───── Provided entries
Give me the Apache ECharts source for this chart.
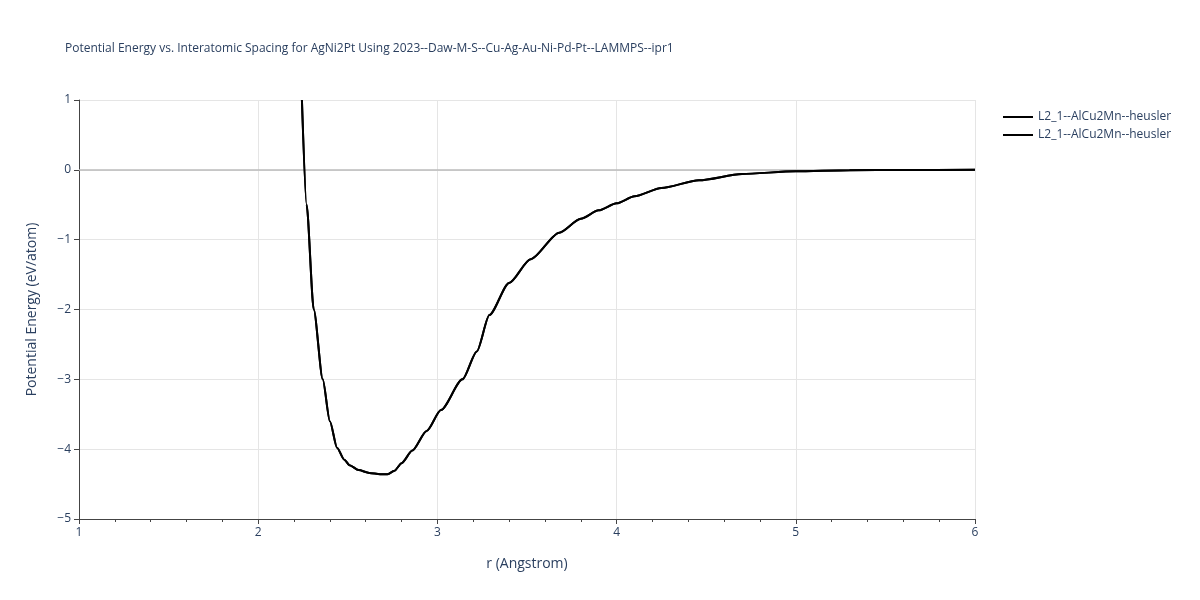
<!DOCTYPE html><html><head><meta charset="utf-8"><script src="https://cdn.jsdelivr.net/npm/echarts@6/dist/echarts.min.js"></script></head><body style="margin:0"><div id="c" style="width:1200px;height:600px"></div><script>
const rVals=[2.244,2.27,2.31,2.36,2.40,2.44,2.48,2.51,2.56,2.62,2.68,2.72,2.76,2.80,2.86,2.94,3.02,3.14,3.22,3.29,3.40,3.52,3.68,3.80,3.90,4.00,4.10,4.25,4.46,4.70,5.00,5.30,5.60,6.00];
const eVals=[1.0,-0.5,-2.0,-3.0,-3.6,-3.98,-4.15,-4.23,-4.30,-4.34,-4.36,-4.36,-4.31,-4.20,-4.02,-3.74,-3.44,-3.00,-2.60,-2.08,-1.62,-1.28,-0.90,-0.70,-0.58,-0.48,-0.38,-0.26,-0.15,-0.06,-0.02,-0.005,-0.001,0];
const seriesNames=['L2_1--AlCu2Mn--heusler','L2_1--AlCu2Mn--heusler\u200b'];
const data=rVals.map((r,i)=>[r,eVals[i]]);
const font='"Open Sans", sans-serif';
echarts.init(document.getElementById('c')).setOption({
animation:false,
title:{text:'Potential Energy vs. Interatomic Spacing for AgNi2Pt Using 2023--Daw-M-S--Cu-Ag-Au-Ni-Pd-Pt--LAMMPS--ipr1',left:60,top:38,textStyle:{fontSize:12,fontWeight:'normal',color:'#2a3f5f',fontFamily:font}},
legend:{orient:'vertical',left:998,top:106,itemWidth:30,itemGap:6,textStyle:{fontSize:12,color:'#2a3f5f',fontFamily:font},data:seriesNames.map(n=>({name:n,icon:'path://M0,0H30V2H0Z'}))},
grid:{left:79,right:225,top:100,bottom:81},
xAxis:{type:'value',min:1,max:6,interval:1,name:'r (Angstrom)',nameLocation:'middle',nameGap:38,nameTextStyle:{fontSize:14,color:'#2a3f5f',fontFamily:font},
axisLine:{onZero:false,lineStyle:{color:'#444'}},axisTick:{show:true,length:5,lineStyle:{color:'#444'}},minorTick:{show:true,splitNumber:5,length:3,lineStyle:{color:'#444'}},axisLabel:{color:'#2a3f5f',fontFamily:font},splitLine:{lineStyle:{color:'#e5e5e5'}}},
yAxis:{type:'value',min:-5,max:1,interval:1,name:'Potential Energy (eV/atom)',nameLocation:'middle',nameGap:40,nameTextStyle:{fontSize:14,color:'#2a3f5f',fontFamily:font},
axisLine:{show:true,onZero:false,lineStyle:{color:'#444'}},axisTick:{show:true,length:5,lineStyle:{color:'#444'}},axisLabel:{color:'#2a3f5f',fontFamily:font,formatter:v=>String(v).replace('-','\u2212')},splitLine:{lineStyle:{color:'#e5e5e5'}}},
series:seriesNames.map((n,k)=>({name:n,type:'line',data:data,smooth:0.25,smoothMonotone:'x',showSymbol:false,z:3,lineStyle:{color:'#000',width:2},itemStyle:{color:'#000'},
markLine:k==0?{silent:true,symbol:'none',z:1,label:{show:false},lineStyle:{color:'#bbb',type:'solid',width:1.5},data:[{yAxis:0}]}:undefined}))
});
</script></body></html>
──────────
───── Provided entries
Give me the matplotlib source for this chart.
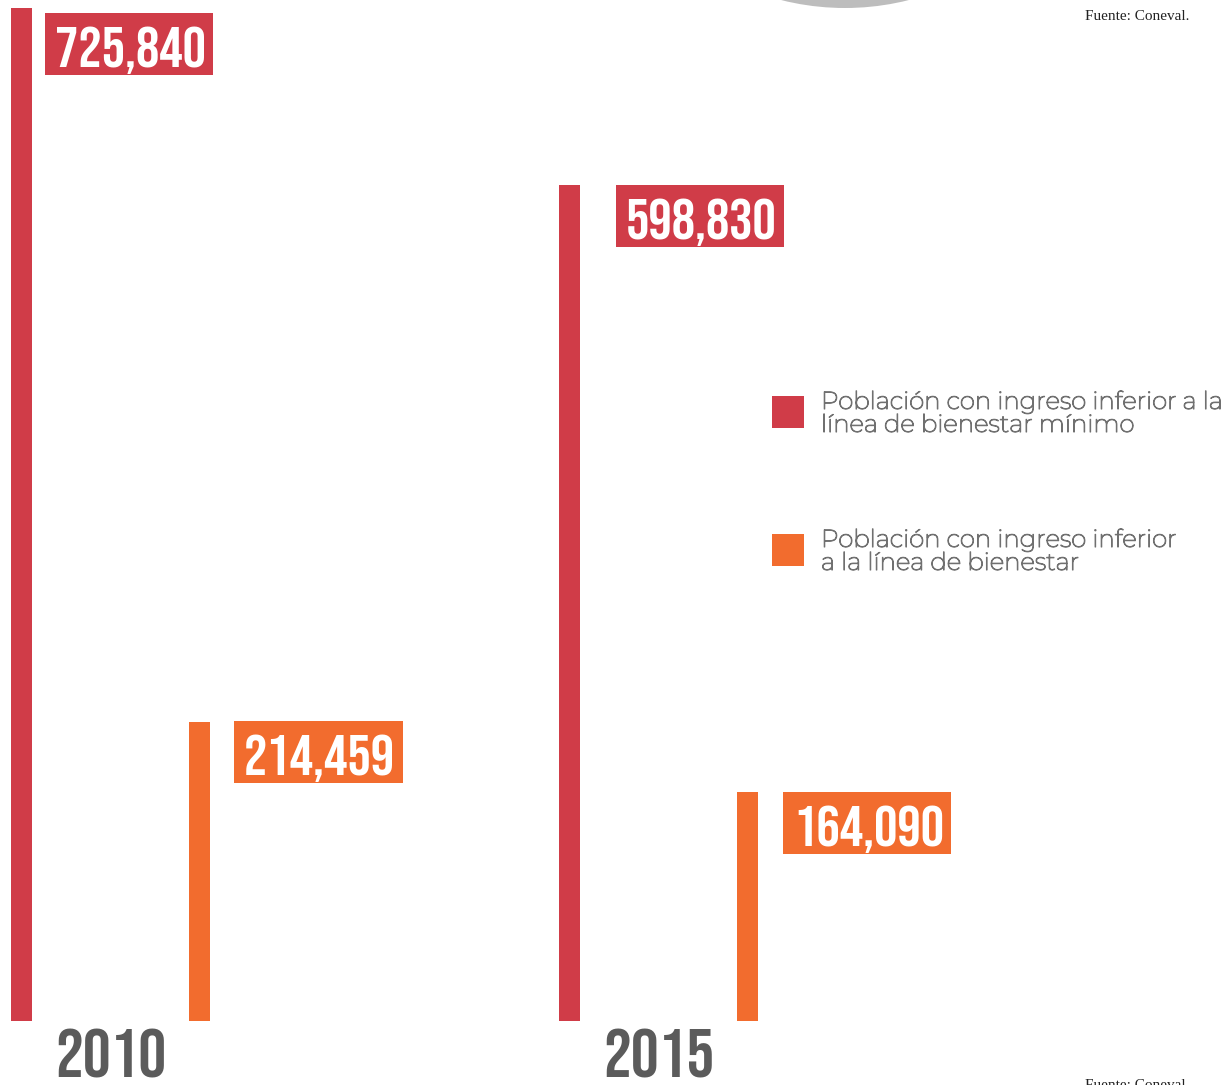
──────────
Problem details: Every line of the records that includes the word "this" should be gathered.

Answer below:
Give me the Apache ECharts source for this chart.
Give me the matplotlib source for this chart.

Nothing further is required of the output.